--- START EXTRACTED DATA ---
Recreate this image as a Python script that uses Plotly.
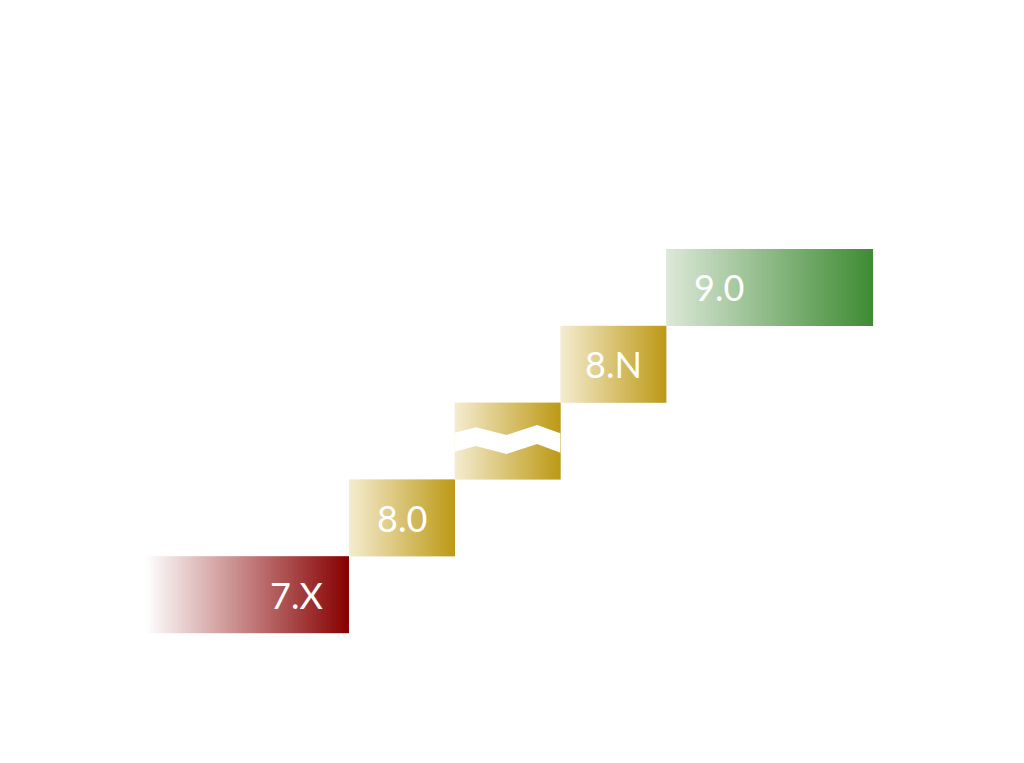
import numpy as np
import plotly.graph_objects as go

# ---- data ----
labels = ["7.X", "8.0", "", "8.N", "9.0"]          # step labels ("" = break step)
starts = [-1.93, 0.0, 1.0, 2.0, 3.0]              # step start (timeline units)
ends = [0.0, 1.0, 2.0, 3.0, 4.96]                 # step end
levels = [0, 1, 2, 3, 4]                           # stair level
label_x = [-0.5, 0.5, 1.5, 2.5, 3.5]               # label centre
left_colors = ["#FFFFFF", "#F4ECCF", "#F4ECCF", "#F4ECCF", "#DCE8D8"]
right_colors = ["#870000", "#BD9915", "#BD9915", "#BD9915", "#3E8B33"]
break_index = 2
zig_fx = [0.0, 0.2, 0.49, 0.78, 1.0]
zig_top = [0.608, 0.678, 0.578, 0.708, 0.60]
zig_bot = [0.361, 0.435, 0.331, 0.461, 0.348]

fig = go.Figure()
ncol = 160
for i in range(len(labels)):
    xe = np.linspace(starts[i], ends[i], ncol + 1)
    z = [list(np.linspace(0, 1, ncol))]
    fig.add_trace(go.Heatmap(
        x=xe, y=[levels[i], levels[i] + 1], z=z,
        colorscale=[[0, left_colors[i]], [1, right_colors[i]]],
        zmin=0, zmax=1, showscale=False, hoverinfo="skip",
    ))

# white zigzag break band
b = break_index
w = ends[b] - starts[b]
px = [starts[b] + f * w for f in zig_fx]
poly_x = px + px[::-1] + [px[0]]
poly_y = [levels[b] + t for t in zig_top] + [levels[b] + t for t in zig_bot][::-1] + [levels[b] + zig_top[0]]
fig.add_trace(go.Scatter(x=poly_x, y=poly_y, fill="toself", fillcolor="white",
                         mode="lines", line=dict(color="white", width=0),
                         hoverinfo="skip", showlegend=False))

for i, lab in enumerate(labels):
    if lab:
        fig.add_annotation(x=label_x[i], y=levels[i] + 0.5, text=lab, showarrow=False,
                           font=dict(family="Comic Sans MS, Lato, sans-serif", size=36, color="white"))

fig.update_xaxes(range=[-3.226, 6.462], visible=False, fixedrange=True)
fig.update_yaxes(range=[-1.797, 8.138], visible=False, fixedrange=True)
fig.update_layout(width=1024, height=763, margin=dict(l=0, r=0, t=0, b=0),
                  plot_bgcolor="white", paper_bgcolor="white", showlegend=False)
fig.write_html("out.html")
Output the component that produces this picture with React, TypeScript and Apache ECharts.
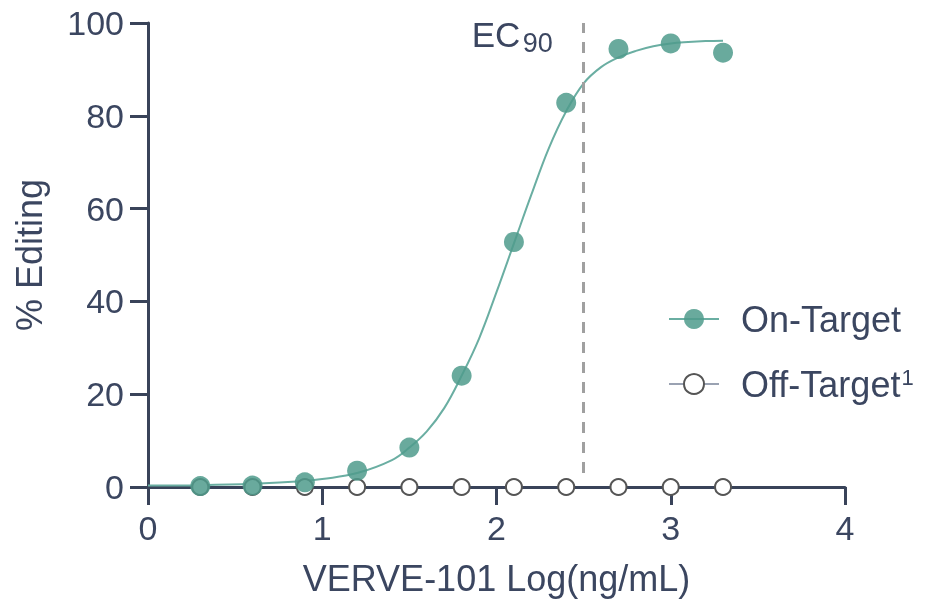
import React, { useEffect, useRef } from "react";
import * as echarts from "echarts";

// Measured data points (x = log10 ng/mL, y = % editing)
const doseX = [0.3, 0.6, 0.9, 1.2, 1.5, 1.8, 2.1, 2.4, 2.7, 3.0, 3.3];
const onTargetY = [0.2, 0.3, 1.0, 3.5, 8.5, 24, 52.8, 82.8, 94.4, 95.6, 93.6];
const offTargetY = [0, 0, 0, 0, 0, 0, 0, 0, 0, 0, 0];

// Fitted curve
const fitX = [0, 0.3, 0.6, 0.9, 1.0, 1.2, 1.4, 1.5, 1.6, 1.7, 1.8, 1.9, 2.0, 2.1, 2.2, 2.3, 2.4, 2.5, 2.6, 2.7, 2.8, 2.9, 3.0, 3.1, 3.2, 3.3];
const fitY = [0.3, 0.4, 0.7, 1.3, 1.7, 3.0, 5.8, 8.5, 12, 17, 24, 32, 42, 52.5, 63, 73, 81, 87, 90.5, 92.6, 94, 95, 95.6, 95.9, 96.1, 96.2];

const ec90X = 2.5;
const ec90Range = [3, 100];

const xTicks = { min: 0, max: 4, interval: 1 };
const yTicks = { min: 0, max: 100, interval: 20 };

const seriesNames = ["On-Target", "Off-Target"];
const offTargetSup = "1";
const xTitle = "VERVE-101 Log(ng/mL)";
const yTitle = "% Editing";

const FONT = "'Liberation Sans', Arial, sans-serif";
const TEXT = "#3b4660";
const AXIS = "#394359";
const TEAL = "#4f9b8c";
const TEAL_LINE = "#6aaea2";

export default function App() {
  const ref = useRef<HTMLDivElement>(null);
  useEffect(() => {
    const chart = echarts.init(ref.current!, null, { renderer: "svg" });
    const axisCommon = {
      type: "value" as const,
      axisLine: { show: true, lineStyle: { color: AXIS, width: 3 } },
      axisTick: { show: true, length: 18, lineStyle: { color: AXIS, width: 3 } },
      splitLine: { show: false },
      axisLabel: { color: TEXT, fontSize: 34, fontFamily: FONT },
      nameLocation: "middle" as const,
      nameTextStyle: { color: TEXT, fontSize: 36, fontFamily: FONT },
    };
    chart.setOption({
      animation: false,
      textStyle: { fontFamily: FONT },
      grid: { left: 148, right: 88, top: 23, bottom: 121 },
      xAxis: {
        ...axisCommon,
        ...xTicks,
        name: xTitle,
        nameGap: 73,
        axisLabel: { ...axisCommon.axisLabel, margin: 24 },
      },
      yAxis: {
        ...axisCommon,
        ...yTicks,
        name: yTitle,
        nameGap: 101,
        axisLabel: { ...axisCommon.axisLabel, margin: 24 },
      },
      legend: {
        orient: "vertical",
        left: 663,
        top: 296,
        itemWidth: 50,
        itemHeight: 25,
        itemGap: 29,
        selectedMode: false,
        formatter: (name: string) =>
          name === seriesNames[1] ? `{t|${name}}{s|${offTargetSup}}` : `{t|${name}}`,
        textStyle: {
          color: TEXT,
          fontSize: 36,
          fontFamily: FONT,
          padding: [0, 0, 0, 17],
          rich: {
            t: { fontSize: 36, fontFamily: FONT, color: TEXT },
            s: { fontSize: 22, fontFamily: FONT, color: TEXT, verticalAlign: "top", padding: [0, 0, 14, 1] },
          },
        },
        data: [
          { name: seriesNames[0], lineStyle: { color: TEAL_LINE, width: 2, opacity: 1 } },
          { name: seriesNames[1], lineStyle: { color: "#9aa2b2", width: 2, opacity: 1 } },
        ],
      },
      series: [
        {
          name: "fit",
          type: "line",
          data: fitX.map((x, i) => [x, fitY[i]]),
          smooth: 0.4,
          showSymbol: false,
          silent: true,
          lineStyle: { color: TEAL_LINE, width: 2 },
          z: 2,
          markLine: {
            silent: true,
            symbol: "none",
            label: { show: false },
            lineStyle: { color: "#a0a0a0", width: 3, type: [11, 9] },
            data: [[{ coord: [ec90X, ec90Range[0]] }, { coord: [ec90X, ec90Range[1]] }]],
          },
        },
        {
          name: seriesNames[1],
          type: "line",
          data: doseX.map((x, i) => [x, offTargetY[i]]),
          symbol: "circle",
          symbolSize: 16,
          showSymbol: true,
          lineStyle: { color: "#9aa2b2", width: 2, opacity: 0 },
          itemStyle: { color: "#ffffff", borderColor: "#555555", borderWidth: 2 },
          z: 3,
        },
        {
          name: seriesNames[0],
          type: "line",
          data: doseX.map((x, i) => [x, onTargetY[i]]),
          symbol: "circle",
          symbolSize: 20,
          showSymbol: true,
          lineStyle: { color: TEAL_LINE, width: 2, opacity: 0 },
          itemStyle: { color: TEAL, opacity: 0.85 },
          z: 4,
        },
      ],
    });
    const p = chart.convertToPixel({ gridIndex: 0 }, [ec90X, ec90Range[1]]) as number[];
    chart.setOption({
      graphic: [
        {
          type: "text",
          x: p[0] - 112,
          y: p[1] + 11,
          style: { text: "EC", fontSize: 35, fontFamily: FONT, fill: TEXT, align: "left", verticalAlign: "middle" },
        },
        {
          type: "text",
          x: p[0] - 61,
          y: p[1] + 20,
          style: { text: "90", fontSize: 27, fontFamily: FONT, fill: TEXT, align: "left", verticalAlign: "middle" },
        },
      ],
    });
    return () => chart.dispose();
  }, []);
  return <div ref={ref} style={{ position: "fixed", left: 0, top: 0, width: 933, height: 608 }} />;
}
--- END EXTRACTED DATA ---
_WHAT YOU HAVE TO DO_: Without the pictures, repeat the entries above line by line, from the first through the one that contains "import plotly.graph_objects as go", both ends included.

_RESPONSE FOR THIS EXERCISE_:
Recreate this image as a Python script that uses Plotly.
import numpy as np
import plotly.graph_objects as go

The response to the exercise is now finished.